Source code of charts
········

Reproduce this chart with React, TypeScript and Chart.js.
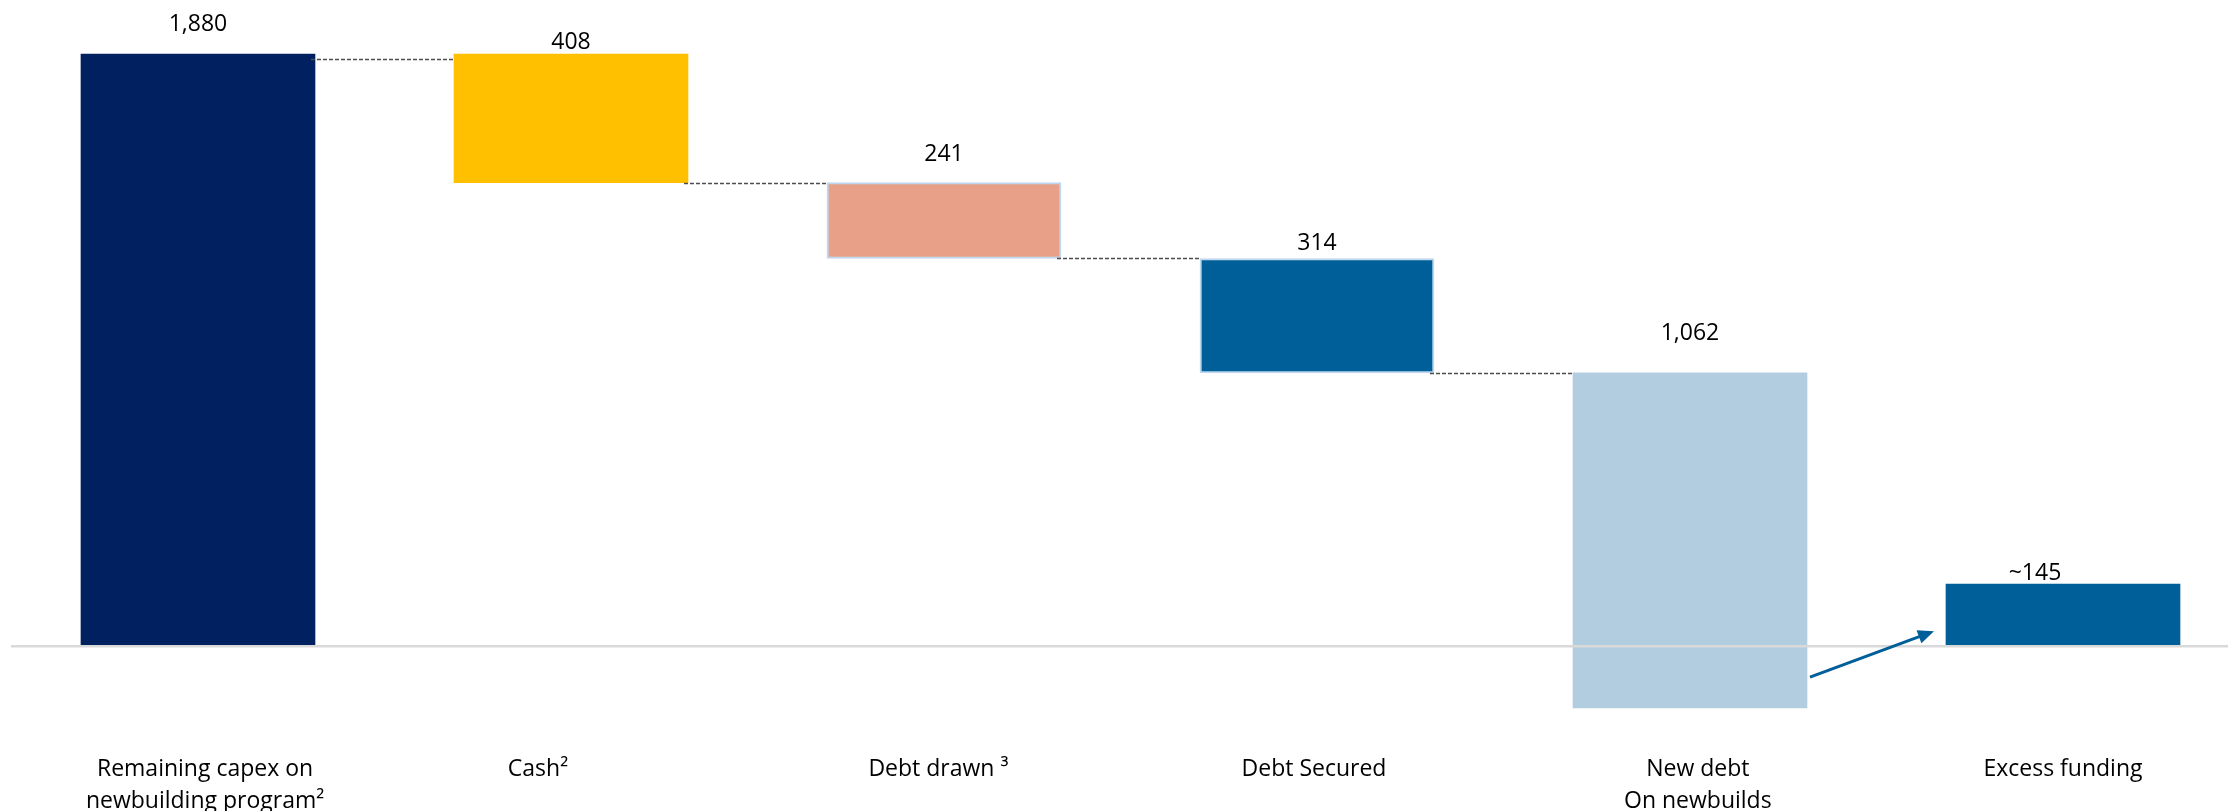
import React, { useEffect, useRef } from "react";
import { Chart, registerables } from "chart.js";

Chart.register(...registerables);

// ---- Data ----
const TICK_LABELS: (string | string[])[] = [
  ["Remaining capex on", "newbuilding program²"],
  "Cash²",
  "Debt drawn ³",
  "Debt Secured",
  ["New debt", "On newbuilds"],
  "Excess funding",
];
const BAR_LOW = [0, 1472, 1231, 868, -196, 0];
const BAR_HIGH = [1880, 1880, 1472, 1231, 868, 197];
const VALUE_LABELS = ["1,880", "408", "241", "314", "1,062", "~145"];
const CONNECTOR_LEVELS = [1865, 1472, 1231, 868];
const ARROW_FROM_VALUE = -98;
const ARROW_TO_VALUE = 48;

// ---- Styles ----
const BAR_COLORS = ["#00205F", "#FFC000", "#E8A088", "#005F99", "#B3CDE0", "#005F99"];
const BAR_BORDER_WIDTHS = [0, 0, 2, 2, 0, 0];
const BAR_THICKNESS = 234;
const LABEL_LIFT = [30, 12, 28, 15, 39, 11];
const LABEL_SHIFT = [0, 0, 0, 0, 0, -28];
const TICK_NUDGE = [0.019, -0.0885, -0.015, -0.008, 0.021, 0];
const FONT_FAMILY = "'Open Sans', 'DejaVu Sans', sans-serif";

const overlayPlugin = {
  id: "waterfallOverlay",
  afterDatasetsDraw(chart: any) {
    const { ctx, chartArea, scales } = chart;
    const y = scales.y;
    const meta = chart.getDatasetMeta(0);
    const bars = meta.data.map((el: any) => el.getProps(["x", "y", "base", "width"], true));

    ctx.save();
    // zero line
    const y0 = y.getPixelForValue(0);
    ctx.strokeStyle = "#D9D9D9";
    ctx.lineWidth = 2.5;
    ctx.beginPath();
    ctx.moveTo(chartArea.left, y0);
    ctx.lineTo(chartArea.right, y0);
    ctx.stroke();

    // connectors
    ctx.strokeStyle = "#4D4D4D";
    ctx.lineWidth = 1.4;
    ctx.setLineDash([4, 2]);
    CONNECTOR_LEVELS.forEach((lvl, i) => {
      const a = bars[i];
      const b = bars[i + 1];
      const py = Math.round(y.getPixelForValue(lvl)) + 0.5;
      ctx.beginPath();
      ctx.moveTo(a.x + a.width / 2 - 4, py);
      ctx.lineTo(b.x - b.width / 2, py);
      ctx.stroke();
    });
    ctx.setLineDash([]);

    // arrow
    const s = bars[4];
    const t = bars[5];
    const x1 = s.x + s.width / 2 + 3;
    const y1 = y.getPixelForValue(ARROW_FROM_VALUE);
    const x2 = t.x - t.width / 2 - 12;
    const y2 = y.getPixelForValue(ARROW_TO_VALUE);
    const ang = Math.atan2(y2 - y1, x2 - x1);
    const headLen = 16;
    const headW = 7;
    ctx.strokeStyle = "#005F99";
    ctx.fillStyle = "#005F99";
    ctx.lineWidth = 3;
    ctx.beginPath();
    ctx.moveTo(x1, y1);
    ctx.lineTo(x2 - Math.cos(ang) * headLen * 0.8, y2 - Math.sin(ang) * headLen * 0.8);
    ctx.stroke();
    ctx.beginPath();
    ctx.moveTo(x2, y2);
    ctx.lineTo(
      x2 - Math.cos(ang) * headLen + Math.sin(ang) * headW,
      y2 - Math.sin(ang) * headLen - Math.cos(ang) * headW
    );
    ctx.lineTo(
      x2 - Math.cos(ang) * headLen - Math.sin(ang) * headW,
      y2 - Math.sin(ang) * headLen + Math.cos(ang) * headW
    );
    ctx.closePath();
    ctx.fill();

    // value labels
    ctx.fillStyle = "#000000";
    ctx.font = `23px ${FONT_FAMILY}`;
    ctx.textAlign = "center";
    ctx.textBaseline = "middle";
    VALUE_LABELS.forEach((txt, i) => {
      const b = bars[i];
      const top = Math.min(b.y, b.base);
      ctx.fillText(txt, b.x + LABEL_SHIFT[i], top - LABEL_LIFT[i]);
    });
    ctx.restore();
  },
};

export default function App() {
  const canvasRef = useRef<HTMLCanvasElement | null>(null);

  useEffect(() => {
    const canvas = canvasRef.current;
    if (!canvas) return;
    const points = BAR_LOW.map((lo, i) => ({ x: i, y: [lo, BAR_HIGH[i]] }));
    const chart = new Chart(canvas, {
      type: "bar",
      data: {
        datasets: [
          {
            data: points as any,
            backgroundColor: BAR_COLORS,
            borderColor: "#BDD7EE",
            borderWidth: BAR_BORDER_WIDTHS,
            borderSkipped: false,
            barThickness: BAR_THICKNESS,
          },
        ],
      },
      options: {
        responsive: false,
        animation: false,
        layout: { padding: { left: 11, right: 0, top: 0, bottom: 0 } },
        plugins: {
          legend: { display: false },
          tooltip: { enabled: false },
        },
        scales: {
          x: {
            type: "linear",
            offset: false,
            min: -0.5013,
            max: 5.4424,
            grid: { display: false, drawTicks: false, offset: false },
            border: { display: false },
            afterBuildTicks: (scale: any) => {
              scale.ticks = TICK_LABELS.map((_, i) => ({ value: i + TICK_NUDGE[i] }));
            },
            ticks: {
              autoSkip: false,
              maxRotation: 0,
              minRotation: 0,
              padding: 28,
              color: "#000000",
              font: { family: FONT_FAMILY, size: 23, lineHeight: 32 / 23 },
              callback: (_v: any, index: number) => TICK_LABELS[index] as any,
            },
          },
          y: {
            display: false,
            min: -250,
            max: 2051.5,
          },
        },
      } as any,
      plugins: [overlayPlugin],
    });
    return () => chart.destroy();
  }, []);

  return (
    <div
      style={{
        position: "fixed",
        left: 0,
        top: 0,
        width: 2228,
        height: 811,
        overflow: "hidden",
        background: "#ffffff",
      }}
    >
      <canvas ref={canvasRef} width={2228} height={845} style={{ display: "block" }} />
    </div>
  );
}
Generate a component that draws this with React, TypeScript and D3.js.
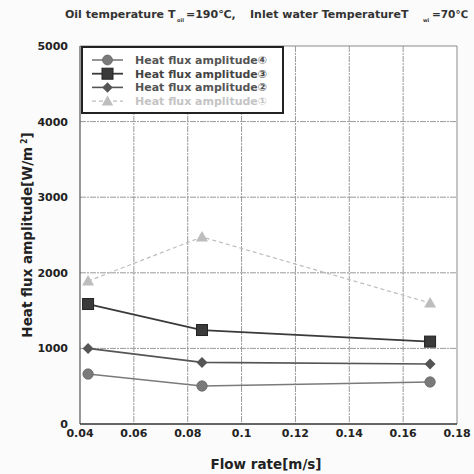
import React from "react";
import * as d3 from "d3";

const flowRates = [0.043, 0.0853, 0.17];
const amplitude4 = [661, 503, 556];
const amplitude3 = [1587, 1243, 1090];
const amplitude2 = [1000, 815, 794];
const amplitude1 = [1890, 2474, 1600];
const xTicks = [0.04, 0.06, 0.08, 0.1, 0.12, 0.14, 0.16, 0.18];
const xTickLabels = ["0.04", "0.06", "0.08", "0.1", "0.12", "0.14", "0.16", "0.18"];
const yTicks = [0, 1000, 2000, 3000, 4000, 5000];

const W = 474;
const H = 474;
const left = 80;
const right = 457;
const top = 46;
const bottom = 424;

type Series = {
  name: string;
  values: number[];
  color: string;
  marker: "circle" | "square" | "diamond" | "triangle";
  dash?: string;
  width: number;
  textColor: string;
};

const series: Series[] = [
  { name: "Heat flux amplitude④", values: amplitude4, color: "#7a7a7a", marker: "circle", width: 1.6, textColor: "#555" },
  { name: "Heat flux amplitude③", values: amplitude3, color: "#3a3a3a", marker: "square", width: 1.8, textColor: "#444" },
  { name: "Heat flux amplitude②", values: amplitude2, color: "#555", marker: "diamond", width: 1.6, textColor: "#555" },
  { name: "Heat flux amplitude①", values: amplitude1, color: "#bdbdbd", marker: "triangle", dash: "4,3", width: 1.2, textColor: "#c4c4c4" },
];

function Marker({ kind, x, y, color, scale = 1 }: { kind: Series["marker"]; x: number; y: number; color: string; scale?: number }) {
  if (kind === "circle") return <circle cx={x} cy={y} r={5.2 * scale} fill={color} stroke="#666" strokeWidth={0.8} />;
  if (kind === "square") {
    const s = 11 * scale;
    return <rect x={x - s / 2} y={y - s / 2} width={s} height={s} fill={color} stroke="#222" strokeWidth={1} />;
  }
  if (kind === "diamond") {
    const d = 5.5 * scale;
    return <path d={`M${x},${y - d}L${x + d},${y}L${x},${y + d}L${x - d},${y}Z`} fill={color} />;
  }
  const t = 6 * scale;
  return <path d={`M${x},${y - t}L${x + t},${y + t * 0.75}L${x - t},${y + t * 0.75}Z`} fill={color} />;
}

export default function App() {
  const x = d3.scaleLinear().domain([0.04, 0.18]).range([left, right]);
  const y = d3.scaleLinear().domain([0, 5000]).range([bottom, top]);
  const line = d3
    .line<number>()
    .x((_, i) => x(flowRates[i]))
    .y((v) => y(v));

  const font = "'DejaVu Sans', Verdana, sans-serif";

  return (
    <svg width={W} height={H} style={{ position: "absolute", left: 0, top: 0, background: "#fbfbfb" }} fontFamily={font}>
      <rect x={left} y={top} width={right - left} height={bottom - top} fill="#ffffff" />
      {/* grid */}
      {xTicks.slice(1, -1).map((t) => (
        <line key={"gx" + t} x1={x(t)} x2={x(t)} y1={top} y2={bottom} stroke="#9a9a9a" strokeWidth={1} strokeDasharray="6,1,2,1" />
      ))}
      {yTicks.slice(1, -1).map((t) => (
        <line key={"gy" + t} x1={left} x2={right} y1={y(t)} y2={y(t)} stroke="#9a9a9a" strokeWidth={1} strokeDasharray="6,1,2,1" />
      ))}
      {/* frame */}
      <line x1={left} x2={right} y1={top} y2={top} stroke="#8a8a8a" strokeWidth={1} />
      <line x1={right} x2={right} y1={top} y2={bottom} stroke="#8a8a8a" strokeWidth={1} />
      <line x1={left} x2={left} y1={top} y2={bottom} stroke="#555" strokeWidth={1.2} />
      <line x1={left} x2={right} y1={bottom} y2={bottom} stroke="#333" strokeWidth={1.6} />

      {/* series */}
      {series.map((s) => (
        <g key={s.name}>
          <path d={line(s.values) || ""} fill="none" stroke={s.color} strokeWidth={s.width} strokeDasharray={s.dash} />
          {s.values.map((v, i) => (
            <Marker key={i} kind={s.marker} x={x(flowRates[i])} y={y(v)} color={s.color} />
          ))}
        </g>
      ))}

      {/* legend */}
      <rect x={82} y={47} width={201} height={66} fill="#ffffff" stroke="#222" strokeWidth={2} />
      {series.map((s, i) => {
        const ly = 60 + i * 13.7;
        return (
          <g key={"lg" + s.name}>
            <line x1={92} x2={123} y1={ly} y2={ly} stroke={s.color} strokeWidth={s.width} strokeDasharray={s.dash} />
            <Marker kind={s.marker} x={107.5} y={ly} color={s.color} scale={s.marker === "square" ? 1 : 0.95} />
            <text x={135} y={ly + 4} fontSize={11} fontWeight="bold" fill={s.textColor}>
              {s.name}
            </text>
          </g>
        );
      })}

      {/* axis labels */}
      {yTicks.map((t) => (
        <text key={"yl" + t} x={68} y={y(t) + 4} textAnchor="end" fontSize={11} fontWeight="bold" fill="#222">
          {t}
        </text>
      ))}
      {xTicks.map((t, i) => (
        <text key={"xl" + t} x={x(t)} y={437} textAnchor="middle" fontSize={11} fontWeight="bold" fill="#222">
          {xTickLabels[i]}
        </text>
      ))}

      <text x={266} y={469} textAnchor="middle" fontSize={13.5} fontWeight="bold" fill="#222">
        Flow rate[m/s]
      </text>
      <text transform="translate(32,235) rotate(-90)" textAnchor="middle" fontSize={13.5} fontWeight="bold" fill="#222">
        Heat flux amplitude[W/m
        <tspan dy={-5} fontSize={8}> 2</tspan>
        <tspan dy={5}>]</tspan>
      </text>

      {/* title with subscripted temperature symbols */}
      <g fontWeight="bold" fill="#333">
        <text x={65} y={18} fontSize={11}>Oil temperature T</text>
        <text x={177} y={22} fontSize={5}>oil</text>
        <text x={186} y={18} fontSize={11}>=190℃,</text>
        <text x={250} y={18} fontSize={11}>Inlet water TemperatureT</text>
        <text x={423} y={22} fontSize={5}>wi</text>
        <text x={432} y={18} fontSize={10.5}>=70℃</text>
      </g>
    </svg>
  );
}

········

**Short problem:** Without the pictures, return the listing above from its first line through the line that has "Chart.register(...registerables);".

**Result of this exercise:**
Reproduce this chart with React, TypeScript and Chart.js.
import React, { useEffect, useRef } from "react";
import { Chart, registerables } from "chart.js";

Chart.register(...registerables);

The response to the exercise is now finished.